=== Set problem ===
Begin with the line containing "Recreate this image" and end with the line containing "11600, 20500, 22800, 17600, 8900, 4000, 8100, 5350, 8600, 27400]". Give those lines again exactly, leaving out the images.

=== Working data ===
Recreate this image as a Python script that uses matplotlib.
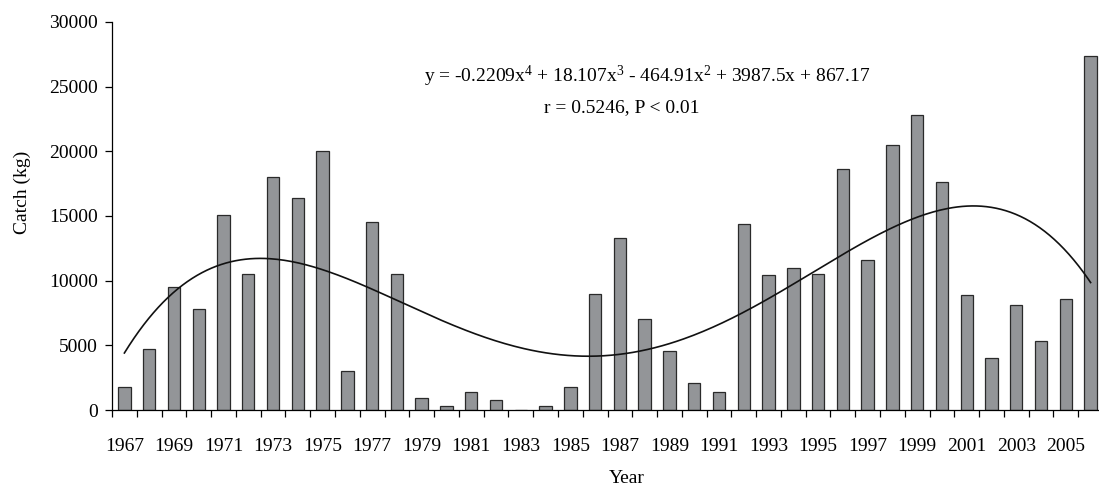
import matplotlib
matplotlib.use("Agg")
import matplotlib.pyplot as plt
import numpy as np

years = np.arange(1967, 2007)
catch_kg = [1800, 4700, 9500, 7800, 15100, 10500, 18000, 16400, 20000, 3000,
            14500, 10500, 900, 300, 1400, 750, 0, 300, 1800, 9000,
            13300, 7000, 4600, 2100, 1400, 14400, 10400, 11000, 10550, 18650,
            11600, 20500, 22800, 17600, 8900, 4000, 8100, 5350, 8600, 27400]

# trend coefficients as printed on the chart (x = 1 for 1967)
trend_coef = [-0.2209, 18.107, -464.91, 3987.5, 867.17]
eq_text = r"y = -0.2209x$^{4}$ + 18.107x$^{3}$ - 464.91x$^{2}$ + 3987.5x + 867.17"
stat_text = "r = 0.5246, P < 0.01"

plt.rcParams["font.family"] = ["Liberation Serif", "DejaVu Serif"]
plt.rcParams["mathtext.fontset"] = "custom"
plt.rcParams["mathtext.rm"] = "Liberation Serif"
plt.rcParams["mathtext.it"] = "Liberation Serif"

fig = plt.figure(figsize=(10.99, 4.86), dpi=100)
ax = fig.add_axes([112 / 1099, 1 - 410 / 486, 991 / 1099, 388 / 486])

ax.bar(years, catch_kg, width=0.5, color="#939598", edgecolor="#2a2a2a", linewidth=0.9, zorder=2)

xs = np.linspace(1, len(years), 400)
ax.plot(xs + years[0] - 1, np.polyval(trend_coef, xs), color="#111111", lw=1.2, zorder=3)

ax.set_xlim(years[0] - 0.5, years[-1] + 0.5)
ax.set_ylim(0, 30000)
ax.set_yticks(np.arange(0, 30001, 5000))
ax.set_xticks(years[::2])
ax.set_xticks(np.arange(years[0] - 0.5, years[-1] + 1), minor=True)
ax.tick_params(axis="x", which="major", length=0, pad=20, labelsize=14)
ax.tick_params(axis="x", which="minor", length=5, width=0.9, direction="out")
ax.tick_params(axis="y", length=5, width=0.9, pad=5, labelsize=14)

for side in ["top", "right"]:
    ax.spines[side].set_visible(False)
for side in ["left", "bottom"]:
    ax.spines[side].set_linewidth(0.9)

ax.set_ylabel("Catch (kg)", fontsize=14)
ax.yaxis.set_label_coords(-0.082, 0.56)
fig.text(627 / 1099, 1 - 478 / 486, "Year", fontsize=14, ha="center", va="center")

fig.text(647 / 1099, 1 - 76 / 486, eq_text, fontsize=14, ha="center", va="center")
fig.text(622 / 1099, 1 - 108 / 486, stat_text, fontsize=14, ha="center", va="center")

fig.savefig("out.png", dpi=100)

---

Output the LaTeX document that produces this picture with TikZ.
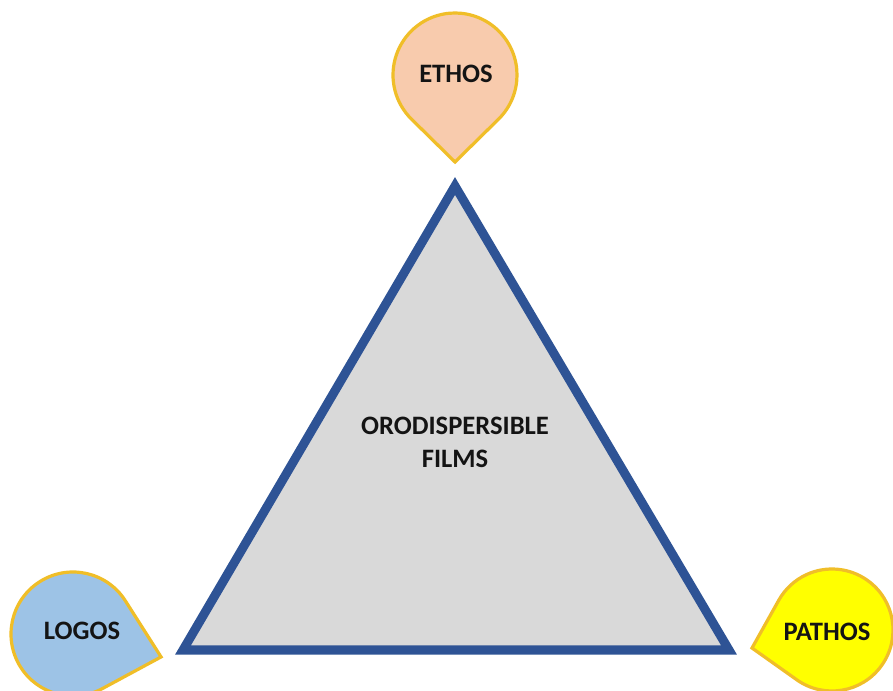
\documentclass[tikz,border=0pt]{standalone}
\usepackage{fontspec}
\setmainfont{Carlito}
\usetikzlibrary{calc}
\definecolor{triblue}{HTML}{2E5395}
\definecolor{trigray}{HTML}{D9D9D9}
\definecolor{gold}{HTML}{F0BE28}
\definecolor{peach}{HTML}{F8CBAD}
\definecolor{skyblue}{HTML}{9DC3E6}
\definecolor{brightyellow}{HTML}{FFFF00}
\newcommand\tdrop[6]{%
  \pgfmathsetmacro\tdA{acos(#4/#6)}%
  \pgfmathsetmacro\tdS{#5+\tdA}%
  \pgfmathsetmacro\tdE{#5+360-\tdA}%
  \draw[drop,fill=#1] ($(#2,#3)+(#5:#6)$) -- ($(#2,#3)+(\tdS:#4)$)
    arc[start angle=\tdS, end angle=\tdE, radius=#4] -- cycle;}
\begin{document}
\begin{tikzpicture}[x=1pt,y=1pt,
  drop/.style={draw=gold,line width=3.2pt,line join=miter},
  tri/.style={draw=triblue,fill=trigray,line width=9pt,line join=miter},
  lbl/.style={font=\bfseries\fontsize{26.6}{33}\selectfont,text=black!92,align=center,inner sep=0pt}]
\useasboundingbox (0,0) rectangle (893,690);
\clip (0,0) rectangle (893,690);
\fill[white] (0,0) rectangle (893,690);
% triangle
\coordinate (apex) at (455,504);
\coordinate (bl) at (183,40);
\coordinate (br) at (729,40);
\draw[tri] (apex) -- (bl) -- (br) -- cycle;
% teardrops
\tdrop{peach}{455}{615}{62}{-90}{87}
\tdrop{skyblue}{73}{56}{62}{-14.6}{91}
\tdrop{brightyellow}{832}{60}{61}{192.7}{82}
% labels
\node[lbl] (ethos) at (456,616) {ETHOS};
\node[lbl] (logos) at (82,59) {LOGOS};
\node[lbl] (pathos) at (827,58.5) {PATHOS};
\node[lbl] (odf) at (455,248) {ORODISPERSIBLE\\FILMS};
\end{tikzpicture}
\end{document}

==

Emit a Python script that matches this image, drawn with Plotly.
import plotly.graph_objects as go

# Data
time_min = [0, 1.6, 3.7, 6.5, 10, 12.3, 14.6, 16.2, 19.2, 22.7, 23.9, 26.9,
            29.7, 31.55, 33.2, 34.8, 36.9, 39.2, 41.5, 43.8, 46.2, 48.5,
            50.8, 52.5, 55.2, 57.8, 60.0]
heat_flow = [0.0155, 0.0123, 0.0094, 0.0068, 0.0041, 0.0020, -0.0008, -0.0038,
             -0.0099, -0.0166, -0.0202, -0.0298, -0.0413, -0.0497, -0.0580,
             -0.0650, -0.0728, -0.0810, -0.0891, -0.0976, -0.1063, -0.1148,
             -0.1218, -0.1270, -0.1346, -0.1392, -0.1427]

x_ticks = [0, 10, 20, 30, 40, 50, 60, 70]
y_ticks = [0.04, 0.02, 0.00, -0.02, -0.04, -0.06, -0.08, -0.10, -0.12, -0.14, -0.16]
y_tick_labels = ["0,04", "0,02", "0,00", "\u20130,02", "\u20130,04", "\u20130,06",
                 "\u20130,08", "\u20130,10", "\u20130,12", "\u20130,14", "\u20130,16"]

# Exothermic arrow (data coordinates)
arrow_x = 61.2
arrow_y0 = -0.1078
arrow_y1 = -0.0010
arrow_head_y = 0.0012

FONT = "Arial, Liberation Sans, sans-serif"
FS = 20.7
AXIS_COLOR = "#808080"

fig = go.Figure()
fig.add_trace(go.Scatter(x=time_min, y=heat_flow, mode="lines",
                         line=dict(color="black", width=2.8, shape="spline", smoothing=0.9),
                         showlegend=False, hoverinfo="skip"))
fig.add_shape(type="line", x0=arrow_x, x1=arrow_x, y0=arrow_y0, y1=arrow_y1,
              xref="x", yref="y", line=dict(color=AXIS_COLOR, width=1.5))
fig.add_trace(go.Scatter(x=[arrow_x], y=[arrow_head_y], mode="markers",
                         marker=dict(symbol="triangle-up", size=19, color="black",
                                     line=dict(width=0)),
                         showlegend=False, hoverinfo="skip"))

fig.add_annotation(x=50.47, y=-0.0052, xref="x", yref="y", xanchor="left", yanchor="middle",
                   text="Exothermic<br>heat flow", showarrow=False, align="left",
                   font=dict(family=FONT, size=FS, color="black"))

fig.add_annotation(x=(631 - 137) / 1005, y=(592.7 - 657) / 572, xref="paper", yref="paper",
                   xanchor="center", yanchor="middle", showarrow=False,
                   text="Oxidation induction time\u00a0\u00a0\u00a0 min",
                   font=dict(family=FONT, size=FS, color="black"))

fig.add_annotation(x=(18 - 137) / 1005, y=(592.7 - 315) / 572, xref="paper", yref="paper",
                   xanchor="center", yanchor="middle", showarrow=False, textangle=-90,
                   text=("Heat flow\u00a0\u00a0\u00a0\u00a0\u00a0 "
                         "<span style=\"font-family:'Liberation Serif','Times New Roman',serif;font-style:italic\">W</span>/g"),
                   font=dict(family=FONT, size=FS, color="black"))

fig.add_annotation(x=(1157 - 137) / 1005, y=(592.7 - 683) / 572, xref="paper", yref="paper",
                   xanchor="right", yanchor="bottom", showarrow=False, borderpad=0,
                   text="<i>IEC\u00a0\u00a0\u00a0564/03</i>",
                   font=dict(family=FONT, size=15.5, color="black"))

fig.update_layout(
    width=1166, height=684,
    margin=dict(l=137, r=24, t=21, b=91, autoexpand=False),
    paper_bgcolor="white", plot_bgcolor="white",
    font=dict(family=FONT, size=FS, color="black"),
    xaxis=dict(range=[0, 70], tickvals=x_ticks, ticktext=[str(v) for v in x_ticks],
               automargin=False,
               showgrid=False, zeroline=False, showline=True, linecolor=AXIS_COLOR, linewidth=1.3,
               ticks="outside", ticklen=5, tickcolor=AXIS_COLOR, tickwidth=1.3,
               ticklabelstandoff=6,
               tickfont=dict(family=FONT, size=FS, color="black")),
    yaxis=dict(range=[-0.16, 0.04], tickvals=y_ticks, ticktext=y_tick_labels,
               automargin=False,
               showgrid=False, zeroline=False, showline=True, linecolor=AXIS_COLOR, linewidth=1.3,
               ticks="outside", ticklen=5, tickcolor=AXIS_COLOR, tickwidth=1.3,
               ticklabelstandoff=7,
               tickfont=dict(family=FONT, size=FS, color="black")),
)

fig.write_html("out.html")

=== The completed task ===
Recreate this image as a Python script that uses matplotlib.
import matplotlib
matplotlib.use("Agg")
import matplotlib.pyplot as plt
import numpy as np

years = np.arange(1967, 2007)
catch_kg = [1800, 4700, 9500, 7800, 15100, 10500, 18000, 16400, 20000, 3000,
            14500, 10500, 900, 300, 1400, 750, 0, 300, 1800, 9000,
            13300, 7000, 4600, 2100, 1400, 14400, 10400, 11000, 10550, 18650,
            11600, 20500, 22800, 17600, 8900, 4000, 8100, 5350, 8600, 27400]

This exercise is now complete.